Matt
Matt

Reputation: 2070

Permanently removing binary files from GitLab repos

We have a GitLab-hosted repo at work that contains some large binary files that we'd like to remove. I know of tools such as BFG Repo-Cleaner which will remove a file from a Git repository.

We often refer to specific commit IDs in GitLab. Would running BFG Repo-Cleaner mess these up?

If so, is there a better way to clean a repo that wouldn't mess these up?

Upvotes: 0

Views: 1293

Answers (2)

Roberto Tyley
Roberto Tyley

Reputation: 25314

We often refer to specific commit IDs in GitLab.

Although git history can't be modified without changing all subsequent commit ids, the BFG does a few things that will help with the change:

  1. As it's cleaning your repo, the BFG also updates any object ids it finds in commit messages with their new ids. If you are deleting private data, it's a straight substitution, if you're just deleting big files (ie the commit ids themselves don't imply sensitive information), the text in your commit message becomes "$newId [formerly $oldId]" and in addition, a Former-commit-id: footer will be added to the bottom of all modified commit messages.
  2. The BFG also creates a object-id-map.old-new.txt file under the repo-name.bfg-report directory every time it runs. In principle, I believe this file could be used on a GitLab repo so that other references to commit ids could be fixed too.
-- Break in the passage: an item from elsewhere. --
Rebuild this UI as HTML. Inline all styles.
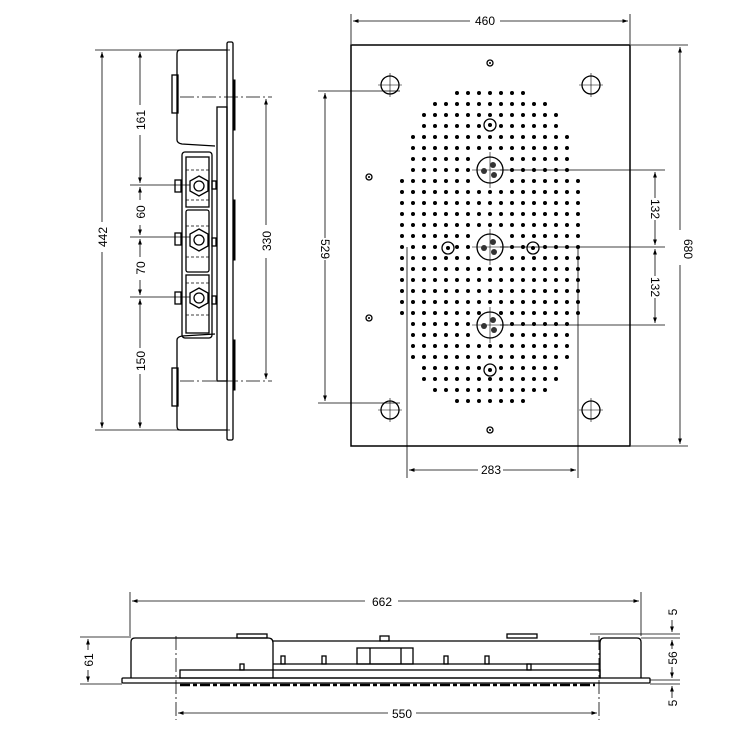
<!DOCTYPE html>
<html><head><meta charset="utf-8"><style>
html,body{margin:0;padding:0;background:#fff}
svg{display:block}
text{font-family:"Liberation Sans",sans-serif;font-size:12px;fill:#000}
</style></head><body>
<svg id="s" width="750" height="750" viewBox="0 0 750 750" xmlns="http://www.w3.org/2000/svg">
<defs>
<marker id="a" viewBox="0 0 10 10" refX="10" refY="5" markerWidth="7" markerHeight="7" orient="auto-start-reverse"><path d="M0,1.5 L10,5 L0,8.5 z" fill="#000"/></marker>
</defs>
<g stroke="#000" fill="none" stroke-width="1">
<!-- ===== RIGHT VIEW ===== -->
<rect x="351" y="45" width="279" height="401" stroke-width="1.5"/>
<line x1="351" y1="14" x2="351" y2="44" stroke-width="0.8"/>
<line x1="630" y1="14" x2="630" y2="44" stroke-width="0.8"/>
<line x1="353" y1="21" x2="470" y2="21" marker-start="url(#a)" stroke-width="0.8"/>
<line x1="500" y1="21" x2="628" y2="21" marker-end="url(#a)" stroke-width="0.8"/>
<line x1="631" y1="45" x2="688" y2="45" stroke-width="0.8"/>
<line x1="631" y1="446" x2="688" y2="446" stroke-width="0.8"/>
<line x1="680" y1="47" x2="680" y2="230" marker-start="url(#a)" stroke-width="0.8"/>
<line x1="680" y1="265" x2="680" y2="444" marker-end="url(#a)" stroke-width="0.8"/>
<line x1="318" y1="91" x2="400" y2="91" stroke-width="0.8"/>
<line x1="318" y1="403" x2="400" y2="403" stroke-width="0.8"/>
<line x1="325" y1="93" x2="325" y2="238" marker-start="url(#a)" stroke-width="0.8"/>
<line x1="325" y1="260" x2="325" y2="401" marker-end="url(#a)" stroke-width="0.8"/>
<line x1="407" y1="247" x2="407" y2="478" stroke-width="0.8"/>
<line x1="578" y1="247" x2="578" y2="478" stroke-width="0.8"/>
<line x1="409" y1="470" x2="478" y2="470" marker-start="url(#a)" stroke-width="0.8"/>
<line x1="503" y1="470" x2="576" y2="470" marker-end="url(#a)" stroke-width="0.8"/>
<line x1="500" y1="170" x2="665" y2="170" stroke-width="0.8"/>
<line x1="500" y1="247" x2="665" y2="247" stroke-width="0.8"/>
<line x1="500" y1="325" x2="665" y2="325" stroke-width="0.8"/>
<line x1="655" y1="172" x2="655" y2="198" marker-start="url(#a)" stroke-width="0.8"/>
<line x1="655" y1="220" x2="655" y2="245" marker-end="url(#a)" stroke-width="0.8"/>
<line x1="655" y1="249" x2="655" y2="276" marker-start="url(#a)" stroke-width="0.8"/>
<line x1="655" y1="298" x2="655" y2="323" marker-end="url(#a)" stroke-width="0.8"/>
<g stroke-width="1.3">
<circle cx="390" cy="85" r="9"/><circle cx="591" cy="85" r="9"/>
<circle cx="390" cy="410" r="9"/><circle cx="591" cy="410" r="9"/>
<circle cx="369" cy="177" r="3"/><circle cx="369" cy="318" r="3"/>
<circle cx="490" cy="63" r="3"/><circle cx="490" cy="430" r="3"/>
<circle cx="490" cy="125" r="6"/><circle cx="448" cy="248" r="6"/><circle cx="533" cy="248" r="6"/><circle cx="490" cy="370" r="6"/>
<circle cx="490" cy="170" r="13"/><circle cx="490" cy="247" r="13"/><circle cx="490" cy="325" r="13"/>
</g>
<g stroke-width="0.6">
<path d="M378,85h24M390,73v24M579,85h24M591,73v24M378,410h24M390,398v24M579,410h24M591,398v24"/>
<path d="M490,152v36M472,170h36M490,229v36M472,247h36M490,307v36M472,325h36"/>
</g>
<g fill="#000" stroke="none">
<circle cx="369" cy="177" r="1"/><circle cx="369" cy="318" r="1"/><circle cx="490" cy="63" r="1"/><circle cx="490" cy="430" r="1"/>
<circle cx="490" cy="125" r="2"/><circle cx="448" cy="248" r="2"/><circle cx="533" cy="248" r="2"/><circle cx="490" cy="370" r="2"/>
</g>
<g id="dots" fill="#000" stroke="none"></g>
<g fill="#333" stroke="none">
<circle cx="493" cy="165" r="3"/><circle cx="484" cy="171" r="3"/><circle cx="494" cy="175" r="3"/>
<circle cx="493" cy="242" r="3"/><circle cx="484" cy="248" r="3"/><circle cx="494" cy="252" r="3"/>
<circle cx="493" cy="320" r="3"/><circle cx="484" cy="326" r="3"/><circle cx="494" cy="330" r="3"/>
</g>
<!-- ===== LEFT VIEW ===== -->
<line x1="95" y1="50" x2="230" y2="50" stroke-width="0.8"/>
<line x1="95" y1="430" x2="230" y2="430" stroke-width="0.8"/>
<line x1="102" y1="52" x2="102" y2="222" marker-start="url(#a)" stroke-width="0.8"/>
<line x1="102" y1="252" x2="102" y2="428" marker-end="url(#a)" stroke-width="0.8"/>
<line x1="140" y1="52" x2="140" y2="105" marker-start="url(#a)" stroke-width="0.8"/>
<line x1="140" y1="135" x2="140" y2="183" marker-end="url(#a)" stroke-width="0.8"/>
<line x1="140" y1="187" x2="140" y2="200" marker-start="url(#a)" stroke-width="0.8"/>
<line x1="140" y1="225" x2="140" y2="235" marker-end="url(#a)" stroke-width="0.8"/>
<line x1="140" y1="239" x2="140" y2="257" marker-start="url(#a)" stroke-width="0.8"/>
<line x1="140" y1="280" x2="140" y2="295" marker-end="url(#a)" stroke-width="0.8"/>
<line x1="140" y1="299" x2="140" y2="348" marker-start="url(#a)" stroke-width="0.8"/>
<line x1="140" y1="374" x2="140" y2="428" marker-end="url(#a)" stroke-width="0.8"/>
<line x1="130" y1="185" x2="190" y2="185" stroke-width="0.8"/>
<line x1="130" y1="237" x2="190" y2="237" stroke-width="0.8"/>
<line x1="130" y1="297" x2="190" y2="297" stroke-width="0.8"/>
<line x1="180" y1="97" x2="272" y2="97" stroke-width="0.8" stroke-dasharray="14,3,2,3"/>
<line x1="180" y1="381" x2="272" y2="381" stroke-width="0.8" stroke-dasharray="14,3,2,3"/>
<line x1="266" y1="99" x2="266" y2="225" marker-start="url(#a)" stroke-width="0.8"/>
<line x1="266" y1="258" x2="266" y2="379" marker-end="url(#a)" stroke-width="0.8"/>
<g stroke-width="1.3">
<rect x="227" y="42" width="6" height="398" rx="1.5"/>
<rect x="217" y="107" width="10" height="274"/>
<path d="M227,50 L180,50 Q177,50 177,54 L177,140 Q177,143 182,144 L215,146"/>
<path d="M227,430 L180,430 Q177,430 177,426 L177,340 Q177,337 182,336 L215,334"/>
<rect x="172" y="75" width="6" height="38"/><rect x="172" y="368" width="6" height="38"/>
<rect x="182" y="152" width="30" height="186" rx="3"/>
<rect x="186" y="157" width="23" height="50"/>
<rect x="186" y="210" width="23" height="62" rx="2"/>
<rect x="186" y="275" width="23" height="58"/>
<polygon points="199,176 208,181 208,191 199,196 190,191 190,181"/>
<circle cx="199" cy="186" r="5"/>
<polygon points="199,229 208,234 208,246 199,251 190,246 190,234"/>
<circle cx="199" cy="240" r="5"/>
<polygon points="199,288 208,293 208,303 199,308 190,303 190,293"/>
<circle cx="199" cy="298" r="5"/>
<rect x="175" y="180" width="6" height="12"/><rect x="175" y="233" width="6" height="12"/><rect x="175" y="292" width="6" height="12"/>
<rect x="212" y="181" width="4" height="8"/><rect x="212" y="238" width="4" height="8"/><rect x="212" y="296" width="4" height="8"/>
</g>
<line x1="186" y1="170" x2="209" y2="170" stroke-dasharray="3,2" stroke-width="0.7"/>
<line x1="186" y1="200" x2="209" y2="200" stroke-dasharray="3,2" stroke-width="0.7"/>
<line x1="186" y1="226" x2="209" y2="226" stroke-dasharray="3,2" stroke-width="0.7"/>
<line x1="186" y1="257" x2="209" y2="257" stroke-dasharray="3,2" stroke-width="0.7"/>
<line x1="186" y1="283" x2="209" y2="283" stroke-dasharray="3,2" stroke-width="0.7"/>
<line x1="186" y1="315" x2="209" y2="315" stroke-dasharray="3,2" stroke-width="0.7"/>
<rect x="233" y="80" width="2" height="50" fill="#000"/><rect x="233" y="200" width="2" height="60" fill="#000"/><rect x="233" y="340" width="2" height="50" fill="#000"/>
<!-- ===== BOTTOM VIEW ===== -->
<line x1="130" y1="592" x2="130" y2="636" stroke-width="0.8"/>
<line x1="641" y1="592" x2="641" y2="636" stroke-width="0.8"/>
<line x1="132" y1="601" x2="365" y2="601" marker-start="url(#a)" stroke-width="0.8"/>
<line x1="398" y1="601" x2="639" y2="601" marker-end="url(#a)" stroke-width="0.8"/>
<line x1="176" y1="636" x2="176" y2="720" stroke-width="0.8" stroke-dasharray="14,3,2,3"/>
<line x1="599" y1="636" x2="599" y2="720" stroke-width="0.8" stroke-dasharray="14,3,2,3"/>
<line x1="178" y1="713" x2="388" y2="713" marker-start="url(#a)" stroke-width="0.8"/>
<line x1="416" y1="713" x2="597" y2="713" marker-end="url(#a)" stroke-width="0.8"/>
<line x1="80" y1="637" x2="131" y2="637" stroke-width="0.8"/>
<line x1="80" y1="684" x2="122" y2="684" stroke-width="0.8"/>
<line x1="88" y1="639" x2="88" y2="650" marker-start="url(#a)" stroke-width="0.8"/>
<line x1="88" y1="670" x2="88" y2="682" marker-end="url(#a)" stroke-width="0.8"/>
<line x1="590" y1="634" x2="680" y2="634" stroke-width="0.8"/>
<line x1="641" y1="638" x2="680" y2="638" stroke-width="0.8"/>
<line x1="650" y1="680" x2="680" y2="680" stroke-width="0.8"/>
<line x1="650" y1="684" x2="680" y2="684" stroke-width="0.8"/>
<line x1="672" y1="620" x2="672" y2="632" marker-end="url(#a)" stroke-width="0.8"/>
<line x1="672" y1="649" x2="672" y2="640" marker-end="url(#a)" stroke-width="0.8"/>
<line x1="672" y1="667" x2="672" y2="678" marker-end="url(#a)" stroke-width="0.8"/>
<line x1="672" y1="698" x2="672" y2="686" marker-end="url(#a)" stroke-width="0.8"/>
<g stroke-width="1.3">
<path d="M131,678 L131,642 Q131,638 135,638 L268,638 Q273,638 273,643 L273,678"/>
<path d="M273,641 L600,641"/>
<path d="M641,678 L641,642 Q641,638 637,638 L604,638 Q600,638 600,643 L600,678"/>
<rect x="237" y="634" width="30" height="4"/><rect x="507" y="634" width="30" height="4"/>
<rect x="380" y="636" width="9" height="5"/>
<rect x="357" y="648" width="56" height="16"/>
<line x1="370" y1="648" x2="370" y2="664"/><line x1="401" y1="648" x2="401" y2="664"/>
<line x1="273" y1="664" x2="600" y2="664"/>
<rect x="180" y="670" width="420" height="8"/>
<rect x="122" y="678" width="528" height="5" rx="1"/>
<rect x="240" y="664" width="4" height="6"/><rect x="281" y="656" width="4" height="8"/><rect x="322" y="656" width="4" height="8"/>
<rect x="444" y="656" width="4" height="8"/><rect x="485" y="656" width="4" height="8"/><rect x="527" y="664" width="4" height="6"/>
</g>
<line x1="180" y1="685" x2="595" y2="685" stroke-width="2.5" stroke-dasharray="10,3,4,3"/>
</g>
<g>
<text x="485" y="25" text-anchor="middle" font-size="11">460</text>
<text x="491" y="474" text-anchor="middle" font-size="11">283</text>
<text transform="translate(684,249) rotate(90)" text-anchor="middle" font-size="11">680</text>
<text transform="translate(321,249) rotate(90)" text-anchor="middle" font-size="11">529</text>
<text transform="translate(651,209) rotate(90)" text-anchor="middle" font-size="11">132</text>
<text transform="translate(651,287) rotate(90)" text-anchor="middle" font-size="11">132</text>
<text transform="translate(107,237) rotate(-90)" text-anchor="middle" font-size="14">442</text>
<text transform="translate(145,120) rotate(-90)" text-anchor="middle" font-size="14">161</text>
<text transform="translate(145,212) rotate(-90)" text-anchor="middle" font-size="14">60</text>
<text transform="translate(145,268) rotate(-90)" text-anchor="middle" font-size="14">70</text>
<text transform="translate(145,361) rotate(-90)" text-anchor="middle" font-size="14">150</text>
<text transform="translate(271,241) rotate(-90)" text-anchor="middle" font-size="14">330</text>
<text x="382" y="606" text-anchor="middle" font-size="13">662</text>
<text x="402" y="718" text-anchor="middle" font-size="13">550</text>
<text transform="translate(93,660) rotate(-90)" text-anchor="middle" font-size="13">61</text>
<text transform="translate(677,612) rotate(-90)" text-anchor="middle" font-size="13">5</text>
<text transform="translate(677,658) rotate(-90)" text-anchor="middle" font-size="13">56</text>
<text transform="translate(677,703) rotate(-90)" text-anchor="middle" font-size="13">5</text>
</g>
</svg>
<script>
(function(){
var g=document.getElementById('dots'),h='';
var cx=490,cy=247,a=93,b=162,n=2.6;
for(var y=cy-154;y<=cy+154;y+=11){for(var x=cx-88;x<=cx+88;x+=11){
var v=Math.pow(Math.abs(x-cx)/a,n)+Math.pow(Math.abs(y-cy)/b,n);
if(v>1)continue;
var skip=false;[[490,170,16],[490,247,16],[490,325,16],[490,125,9],[448,248,9],[533,248,9],[490,370,9]].forEach(function(c){if(Math.hypot(x-c[0],y-c[1])<c[2])skip=true;});
if(skip)continue;
h+='<circle cx="'+x+'" cy="'+y+'" r="2"/>';}}
g.innerHTML=h;
})();
</script>
</body></html>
Full disclosure: I'm the author of the BFG Repo-Cleaner.

Upvotes: 1

larsks
larsks

Reputation: 312048

We often refer to specific commit IDs in GitLab. Would running BFG Repo-Cleaner mess these up?
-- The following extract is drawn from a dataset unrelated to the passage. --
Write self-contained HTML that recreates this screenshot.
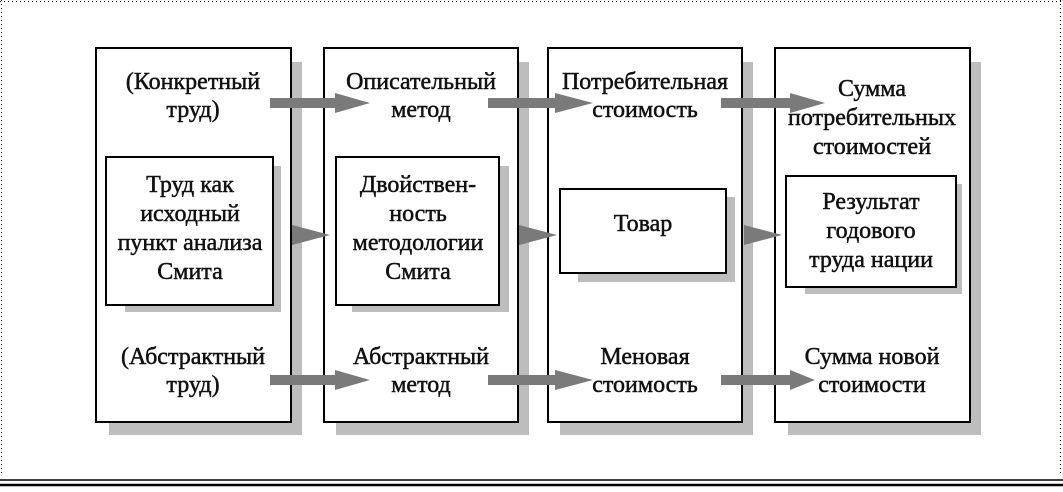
<!DOCTYPE html>
<html><head><meta charset="utf-8"><style>
body{margin:0;background:#fff}
svg text{font-family:"Liberation Serif",serif;font-size:24px;fill:#111;text-anchor:middle;font-weight:normal;stroke:#111;stroke-width:0.5}
</style></head><body>
<svg width="1063" height="487" viewBox="0 0 1063 487" xmlns="http://www.w3.org/2000/svg">
<line x1="1.5" y1="0" x2="1.5" y2="476" stroke="#000" stroke-dasharray="1,3"/>
<line x1="0" y1="1.5" x2="1063" y2="1.5" stroke="#000" stroke-dasharray="1,3"/>
<line x1="1060.5" y1="0" x2="1060.5" y2="476" stroke="#000" stroke-dasharray="1,3"/>
<line x1="0" y1="480" x2="1063" y2="480" stroke="#000" stroke-width="1.5"/>
<line x1="0" y1="485" x2="1063" y2="485" stroke="#000" stroke-width="2.5"/>
<g fill="#bdbdbd">
<rect x="109" y="62" width="193" height="373"/>
<rect x="336" y="62" width="193" height="373"/>
<rect x="560" y="62" width="193" height="373"/>
<rect x="788" y="62" width="193" height="373"/>
</g>
<g fill="#fff" stroke="#000" stroke-width="2">
<rect x="96" y="48" width="195" height="374"/>
<rect x="324" y="48" width="194" height="374"/>
<rect x="548" y="48" width="194" height="374"/>
<rect x="775" y="48" width="195" height="374"/>
</g>
<g fill="#bdbdbd">
<rect x="125" y="166" width="156" height="146"/>
<rect x="352" y="166" width="157" height="146"/>
<rect x="578" y="197" width="157" height="85"/>
<rect x="805" y="184" width="157" height="110"/>
</g>
<g fill="#fff" stroke="#000" stroke-width="2">
<rect x="106" y="157" width="167" height="148"/>
<rect x="336" y="157" width="163" height="148"/>
<rect x="560" y="189" width="166" height="84"/>
<rect x="786" y="176" width="170" height="111"/>
</g>
<g fill="#7a7a7a">
<polygon points="270,98 335,98 335,93 370,103 335,113 335,108 270,108"/>
<polygon points="488,98 555,98 555,93 593,103 555,113 555,108 488,108"/>
<polygon points="721,98 790,98 790,93 825,103 790,113 790,108 721,108"/>
<polygon points="270,375 335,375 335,370 370,380 335,390 335,385 270,385"/>
<polygon points="488,375 555,375 555,370 593,380 555,390 555,385 488,385"/>
<polygon points="721,375 790,375 790,370 815,380 790,390 790,385 721,385"/>
<polygon points="292,225 330,235 292,245"/>
<polygon points="519,225 557,235 519,245"/>
<polygon points="744,225 782,235 744,245"/>
</g>
<text x="193" y="89">(Конкретный</text><text x="193" y="117">труд)</text>
<text x="190" y="192">Труд как</text><text x="190" y="221">исходный</text><text x="190" y="250">пункт анализа</text><text x="190" y="279">Смита</text>
<text x="193" y="364">(Абстрактный</text><text x="193" y="392">труд)</text>
<text x="421" y="89">Описательный</text><text x="421" y="117">метод</text>
<text x="418" y="192">Двойствен-</text><text x="418" y="221">ность</text><text x="418" y="250">методологии</text><text x="418" y="279">Смита</text>
<text x="645" y="89">Потребительная</text><text x="645" y="117">стоимость</text>
<text x="643" y="231">Товар</text>
<text x="421" y="364">Абстрактный</text><text x="421" y="392">метод</text>
<text x="645" y="364">Меновая</text><text x="645" y="392">стоимость</text>
<text x="872" y="96">Сумма</text><text x="872" y="125">потребительных</text><text x="872" y="154">стоимостей</text>
<text x="871" y="209">Результат</text><text x="871" y="238">годового</text><text x="871" y="267">труда нации</text>
<text x="872" y="364">Сумма новой</text><text x="872" y="392">стоимости</text>
</svg>
</body></html>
A git commit id is built from the hash of the commit contents and the id of the previous commit. This means that any operation that modifies your history will result in a (a) a new commit id for whatever commit you modify and (b) a new commit id for every descendant commit.

There is no way to modify the history of your repository without generation a new sequence of commit ids.